Fresh EU coronavirus recovery package has detractors up north

EU HEADS have agreed to set up a €540bn post-pandemic recovery fund, tied to the EU’s seven-year budget.

European Council president Charles Michel, who chaired the video meeting, had hoped to avoid a clash between northern and southern member states, but European Commission president Ursula von der Leyen said there had been some “constructive” disagreement.

Italian prime minister Giuseppe Conte told the group that the health crisis was also an economic and social one, with some countries facing political emergencies.

Germany, Sweden, The Netherlands and other northern European countries are pushing for loans, rather than financial transfers. Hard-hit Italy and Spain have asked EU partners — including richer northern countries — to show some solidarity. Not all 27 states, whose leaders met by video conference, are in full agreement with the detail of the plan, as Von der Leyen hinted.

The European Central Bank (ECB) is under pressure. Market forces place doubt on the institution’s ability to provide the amounts of cash required by struggling Eurozone member states, such as Italy and Spain.

ECB president Christine Lagarde seems unable to avoid a sharp increase in European bond spreads that take the 10-year German federal “bund” as the benchmark. Yield on Italian bonds broke the two percent barrier this week, pushing the spread to 2.6 percent. There are fears that markets could lose confidence should spreads continue to rise. Subgroups have coalesced within the ECB council that are undermining the institution’s ability to intervene with the necessary force.

The ECB is trying to avert a debt crisis of unprecedented size. German chancellor Angela Merkel and French president Emmanuel Macron backed Lagarde’s initial “whatever-it-takes” statement, but she faces opposition from within and without the EU, including from the US.

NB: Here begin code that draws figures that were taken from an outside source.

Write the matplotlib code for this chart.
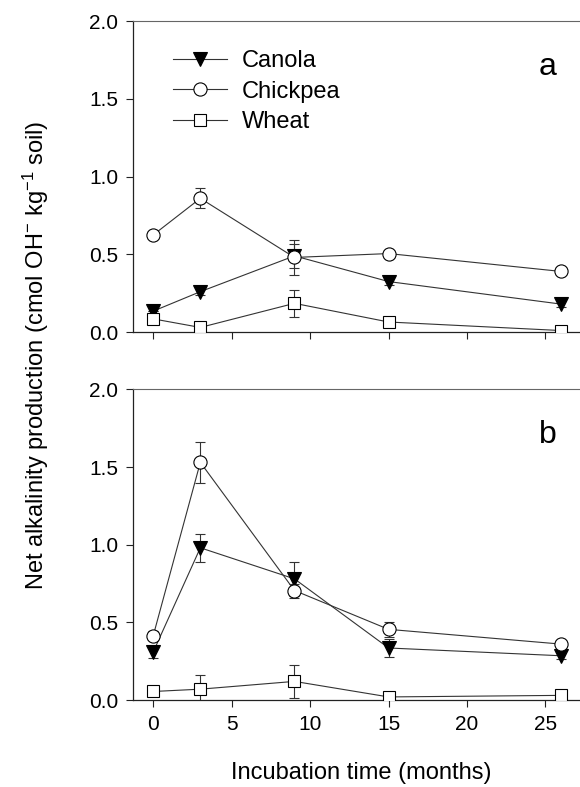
import matplotlib
matplotlib.use("Agg")
import matplotlib.pyplot as plt
import numpy as np

plt.rcParams['font.family'] = ['Liberation Sans', 'DejaVu Sans']
plt.rcParams['mathtext.fontset'] = 'custom'
plt.rcParams['mathtext.rm'] = 'Liberation Sans'
plt.rcParams['mathtext.it'] = 'Liberation Sans'

months = [0, 3, 9, 15, 26]

# panel a
canola_a = [0.135, 0.26, 0.49, 0.325, 0.18]
canola_a_err = [0.0, 0.02, 0.075, 0.02, 0.02]
chickpea_a = [0.625, 0.86, 0.48, 0.505, 0.39]
chickpea_a_err = [0.0, 0.065, 0.11, 0.0, 0.0]
wheat_a = [0.085, 0.03, 0.185, 0.065, 0.01]
wheat_a_err = [0.0, 0.0, 0.087, 0.0, 0.0]

# panel b
canola_b = [0.31, 0.98, 0.78, 0.335, 0.285]
canola_b_err = [0.04, 0.09, 0.11, 0.06, 0.02]
chickpea_b = [0.415, 1.53, 0.705, 0.455, 0.36]
chickpea_b_err = [0.03, 0.13, 0.045, 0.05, 0.02]
wheat_b = [0.055, 0.07, 0.12, 0.02, 0.03]
wheat_b_err = [0.0, 0.09, 0.105, 0.0, 0.0]

yticks = [0.0, 0.5, 1.0, 1.5, 2.0]
xticks = [0, 5, 10, 15, 20, 25]

lc = '#333333'

fig = plt.figure(figsize=(5.8, 7.87), dpi=100)
ax_a = fig.add_axes([0.2299, 0.578, 0.7701, 0.3953])
ax_b = fig.add_axes([0.2299, 0.1105, 0.7701, 0.3948])


def draw(ax, data, letter, show_legend):
    styles = [('Canola', 'v', 'black', 9.5),
              ('Chickpea', 'o', 'white', 9.5),
              ('Wheat', 's', 'white', 8.8)]
    for (name, mk, fc, ms), (y, e) in zip(styles, data):
        ax.errorbar(months, y, yerr=e, fmt='none', ecolor=lc, elinewidth=0.8,
                    capsize=3.3, capthick=0.8, zorder=2)
        ax.plot(months, y, color=lc, lw=0.8, marker=mk, markersize=ms,
                markerfacecolor=fc, markeredgecolor='black', markeredgewidth=0.8,
                label=name, zorder=3)
    ax.set_xlim(-1.27, 27.2)
    ax.set_ylim(0, 2.0)
    ax.set_yticks(yticks)
    ax.set_yticklabels(['%.1f' % v for v in yticks])
    ax.set_xticks(xticks)
    ax.spines['right'].set_visible(False)
    ax.spines['top'].set_color('#666666')
    for s in ['left', 'bottom']:
        ax.spines[s].set_color('#222222')
        ax.spines[s].set_linewidth(0.9)
    ax.tick_params(direction='out', length=5, width=0.8, colors='#222222',
                   labelsize=15, labelcolor='black', pad=6)
    ax.text(0.908, 0.828, letter, transform=ax.transAxes, fontsize=23,
            ha='left', va='baseline')
    if show_legend:
        ax.legend(loc='upper left', bbox_to_anchor=(0.088, 0.906), frameon=False,
                  fontsize=17, handlelength=2.29, handletextpad=0.65,
                  labelspacing=0.36, borderaxespad=0, borderpad=0)


draw(ax_a, [(canola_a, canola_a_err), (chickpea_a, chickpea_a_err),
            (wheat_a, wheat_a_err)], 'a', True)
ax_a.tick_params(labelbottom=False)
draw(ax_b, [(canola_b, canola_b_err), (chickpea_b, chickpea_b_err),
            (wheat_b, wheat_b_err)], 'b', False)

fig.text(0.622, 0.018, 'Incubation time (months)', fontsize=17,
         ha='center', va='center')
fig.text(0.062, 0.549,
         'Net alkalinity production (cmol OH$^{-}$ kg$^{-1}$ soil)',
         fontsize=17, rotation=90, ha='center', va='center')

fig.savefig('out.png', dpi=100)
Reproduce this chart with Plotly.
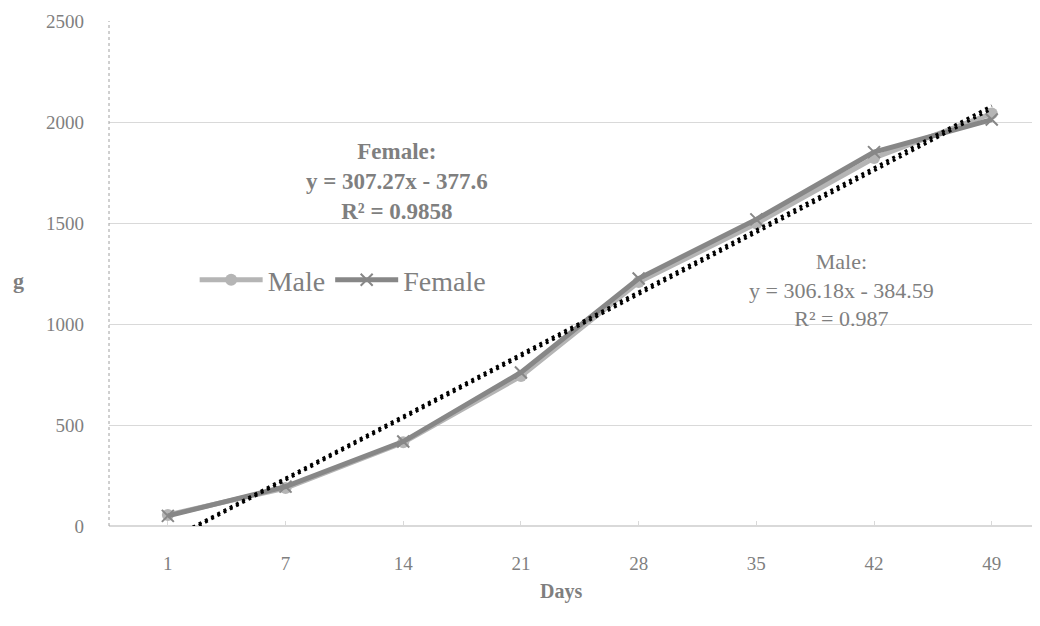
import plotly.graph_objects as go

days = ["1", "7", "14", "21", "28", "35", "42", "49"]
male = [55, 188, 414, 742, 1208, 1497, 1822, 2042]
female = [50, 195, 418, 760, 1225, 1518, 1851, 2012]

# trendline coefficients (as printed on the chart)
male_fit = (306.18, -384.59)
female_fit = (307.27, -377.6)
female_label = "<b>Female:<br>y = 307.27x - 377.6<br>R² = 0.9858</b>"
male_label = "Male:<br>y = 306.18x - 384.59<br>R² = 0.987"

xi = list(range(1, len(days) + 1))
FONT = "Liberation Serif"
GREY = "#7f7f7f"

fig = go.Figure()
fig.add_trace(go.Scatter(
    x=xi, y=male, name="Male", mode="lines+markers",
    line=dict(color="#b5b5b5", width=5),
    marker=dict(symbol="circle", size=12, color="#b5b5b5"),
))
fig.add_trace(go.Scatter(
    x=xi, y=female, name="Female", mode="lines+markers",
    line=dict(color="#878787", width=5),
    marker=dict(symbol="x-thin", size=12, color="#878787",
                line=dict(width=2, color="#878787")),
))
for a, b in (male_fit, female_fit):
    fig.add_trace(go.Scatter(
        x=[1, len(days)], y=[a * 1 + b, a * len(days) + b],
        mode="lines", showlegend=False, hoverinfo="skip",
        line=dict(color="black", width=3, dash="3px,4px"),
    ))

fig.add_annotation(x=2.95, y=1705, text=female_label, showarrow=False,
                   font=dict(family=FONT, size=23, color=GREY), align="center")
fig.add_annotation(x=6.72, y=1168, text=male_label, showarrow=False,
                   font=dict(family=FONT, size=22, color=GREY), align="center")
fig.add_annotation(xref="paper", yref="paper", x=(561 - 109) / 931, y=(526 - 591) / 505,
                   xanchor="center", yanchor="middle",
                   text="<b>Days</b>", showarrow=False,
                   font=dict(family=FONT, size=20, color=GREY))
fig.add_annotation(xref="paper", yref="paper", x=(18 - 109) / 931, y=(526 - 280) / 505,
                   xanchor="center", yanchor="middle",
                   text="<b>g</b>", showarrow=False,
                   font=dict(family=FONT, size=22, color=GREY))

fig.update_layout(
    width=1032, height=618,
    margin=dict(l=101, r=0, t=13, b=100),
    plot_bgcolor="white", paper_bgcolor="white",
    font=dict(family=FONT, size=19, color=GREY),
    legend=dict(orientation="h", x=0.092, y=0.487, xanchor="left", yanchor="middle",
                font=dict(family=FONT, size=28, color=GREY),
                bgcolor="rgba(0,0,0,0)", itemwidth=63, tracegroupgap=0),
    xaxis=dict(range=[0.5, 8.41], tickmode="array", tickvals=xi, ticktext=days,
               showgrid=False, zeroline=False, showline=False, automargin=False,
               ticks="inside", ticklen=5, tickcolor="#d9d9d9",
               ticklabelstandoff=24),
    yaxis=dict(range=[0, 2500], dtick=500, showgrid=True, gridcolor="#d9d9d9", gridwidth=1,
               zeroline=True, zerolinecolor="#d9d9d9", zerolinewidth=2,
               showline=False, automargin=False, ticklabelstandoff=24),
)
fig.add_shape(type="line", xref="paper", yref="paper", x0=0, x1=0, y0=0, y1=1,
              line=dict(color="#a0a0a0", width=1, dash="dot"))
fig.write_html("out.html")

After the (comparatively light) stresses of the 2012 Greek financial crisis, there are fears that renewed pressure from the pandemic could force the euro to give out completely — especially if key Eurozone economies such as Italy and Spain fall into a more serious position.

It is understood the EU recovery plan will go ahead using money from capital markets and a €2tn proposal put together by EC officials.

The video summit was held as the death toll from the pandemic topped 108,000 throughout the European Economic Area and UK.

The support package is expected to be released to states from June.